Parallèlement quand un humain est au top, la vie va renforcer ça, elle lui présentera plus d’opportunités, les gens se battrons pour lui rendre des services, vous aurez le réflexe naturel pour faire ce qu’il faut pour maintenir votre statut, vous saurez quoi faire de votre argent, vous mangerez mieux, habiterez dans des endroits propres à vous mettre de bonne humeur. A contrario, au fond de la hiérarchie, vous vivrez dans les pires endroits, mangerez la pire des nourritures, vous serez en état d’alerte permanente car les problèmes vous collerons à la peau et du coup vous allez vite fatiguer, avoir des problèmes de santé et aurez tendance à agir de manière impulsive. Quand vous aurez un peu d’argent, vous ne serez pas équipé pour bien le gérer, et l’utiliserez pour faire n’importe quoi. Les opportunités d’avoir du plaisir seront peu nombreuses et vous aurez tendance  à vous jeter dessus même si elles sont dégradantes voir illégales.
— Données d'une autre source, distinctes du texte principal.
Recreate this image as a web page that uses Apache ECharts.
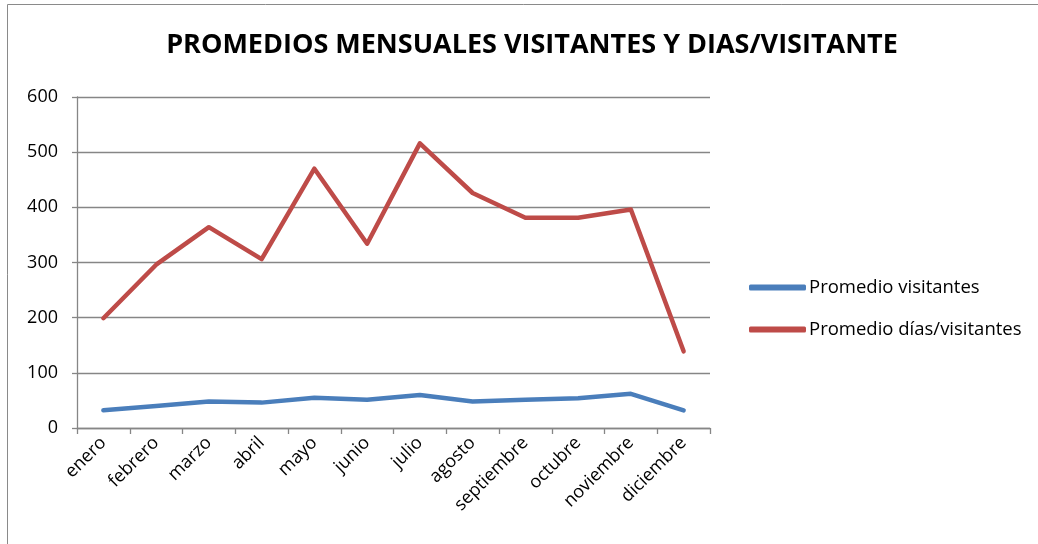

Etre en bas de l’échelle, c’est un peu l’enfer sur terre, mais contrairement aux homards on peut utiliser notre cerveau pour améliorer notre position.  Réguler notre alimentation et notre sommeil peut déjà changer dramatiquement la donne. Généralement en bas de l’échelle les gens ont tendance à être pris dans des cercles vicieux qui les immobilisent ou accentuent leur chute. Ceux-ci peuvent être externes : mauvaises fréquentations, consommations de stupéfiants (dont alcool) , mais aussi internes comme des syndromes posttraumatiques : les abus, les défaites tournent en boucle dans la tête des victimes. Pour remonter à la surface il faudra souvent se faire aider d’un professionnel de la santé physique ou psychique.
Un élément qui peut entraver notre ascension c’est l’incapacité à se battre, non pas en raison d’une tare physique mais d’un très mauvais conditionnement psychologique souvent dû à des croyances puériles : « l’agressivité c’est mal », « les gens sont gentils », « si je fais ce qu’on me demande les autres prendront soin de moi, de mes désirs et me protégerons ». Si on laisse ses idéologies à la maison et qu’on sort à l’extérieur observer le monde, on aura vite fait de se débarrasser de ces croyances suicidaires.  Pas besoin d’aller se frapper avec tout le monde, mais montrer par votre attitude physique que vous êtes prêt à vous défendre, vous et ce qui vous appartient changera radicalement la manière dont les gens vont vous considérer et vous traiter.

Et au fait « Tiens-toi droit, les épaules bien en arrière », qu’est-ce que ça vient faire dans l’affaire ?
Cette posture c’est celle d’une personne au sommet plus que celle d’une personne en bas qui a baissé les bras, mais c’est aussi plus que ça. C’est une déclaration d’intention, c’est un symbole, un premier pas dans la bonne direction. Un pas à la portée de tous.

Se redresser, c’est montrer que quoi que la vie nous propose on est prêt à relever le défi, on prend la responsabilité de sa propre vie. On n’est plus en train de ramper, on se redresse, on redevient visible, on est vu et surtout on est mieux vu. En inversant la tendance, les gens nous traiteront mieux et avec ce traitement notre confiance en nous sera consolidée. On entamera un cercle vertueux, plus exactement un escalier en colimaçon qui nous permettra de laisser le fond loin derrière nous.